Using Media Composer, Mark experienced incredibly fast, high-performing editorial workflows that included impressive performance in full-screen playback mode. The Media Composer robust and streamlined interface brought greater efficiency to the task of organizing the huge amount of media, so more time could be spent on telling the Paddington story with Paul.
Mark has worked with Paul since 2006, so the pair has spent plenty of time together developing a style of work. “As a director, Paul is really technically aware,” he says. “He knows what Media Composer can do, which allows us to discuss using even the most minuscule of effects. Even if you see a shot where there’s no editing, it’s highly likely that we put a tiny speed ramp in just to reduce the beat between one line and the next. Every sequence had months of work on it, and Media Composer allowed us to get the continuity as precise as possible.”
Paul, Mark, and Pablo worked closely together, reviewing the edit on Media Composer. Their similar comic style means they agree when the rhythm’s not right. Having spent hundreds of hours together in edit suites, they’ve developed their own editing processes. “Every single frame matters and we spend our time in the edit, tightening and loosening to achieve perfect rhythm, without making the film any longer than it needs to be.”
Physicality without the physical
Physical comedy is an art that can take a long time to develop.
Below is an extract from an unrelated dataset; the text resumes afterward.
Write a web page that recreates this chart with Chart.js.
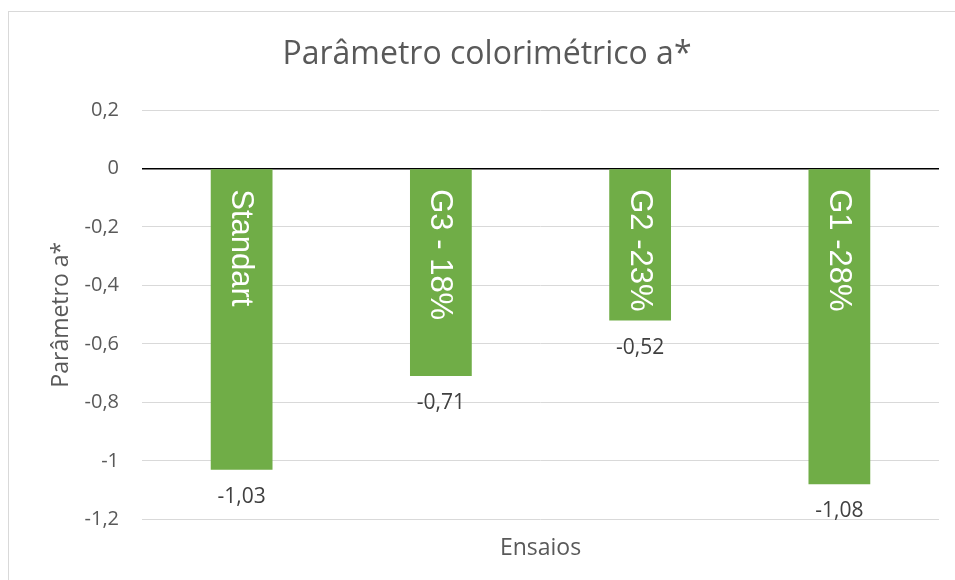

So how is it finessed when a lead character doesn’t exist? Take the incredible double act of Paddington and Knuckles McGinty, played by Brendan Gleeson. “The comic rhythm in the performance between the two of them makes you forget that there was only one actor present during filming,” says Mark. “They bounce off each other in a brilliant way, yet it’s entirely constructed.”
To achieve this natural affinity, the first cut was done without Ben’s voice, with the dialogue instead written to fit Brendan. Acclaimed physical theatre performer, Javier Marzan, and theatre and comedy director, Cal McCrystal, were on hand to film ideas for each scene. This helped to bring Paddington alive, as their expressions were used by the VFX team to feed into what the bear’s expressions would be at certain moments, and how these could bring comedy to a scene. As the voice behind Paddington, Ben Wishaw’s reactions were also filmed to help guide the VFX artists to create the most human-bear possible.
“We used Media Composer to cut in a box where there’s no bear, and added Javier, Cal, and Ben into it,” Mark explains. “This helped us feed direction into the VFX review. A lot of the animators also have a mirror next to their stations so they can feed their own performances into the bear. The end result of Paddington 2 is a combination of these elements that create the memorable physical comedy.”
Both Paul and Pablo were on hand to act out Paddington’s moves. For the scene where Paddington puts a sandwich in Knuckle’s mouth, Pablo stepped into Paddington’s shoes and performed the action. “The result is impeccably slick. It shows how with the right technology you can create a seamless animation between CGI and live-action shots,” adds Mark.
Since its UK release in November, Paddington 2 has received critical acclaim across the globe, bagging three esteemed BAFTA nominations, along with five London Film Critics' Circle Award nominations. The great reviews are, of course, gratifying for Mark, who adds: “For the 12 months you’re working on a project, you’re always focusing on its weak points and how it can be improved. When it’s over, it’s great to be able to step back and see people enjoying something you put so much work into.”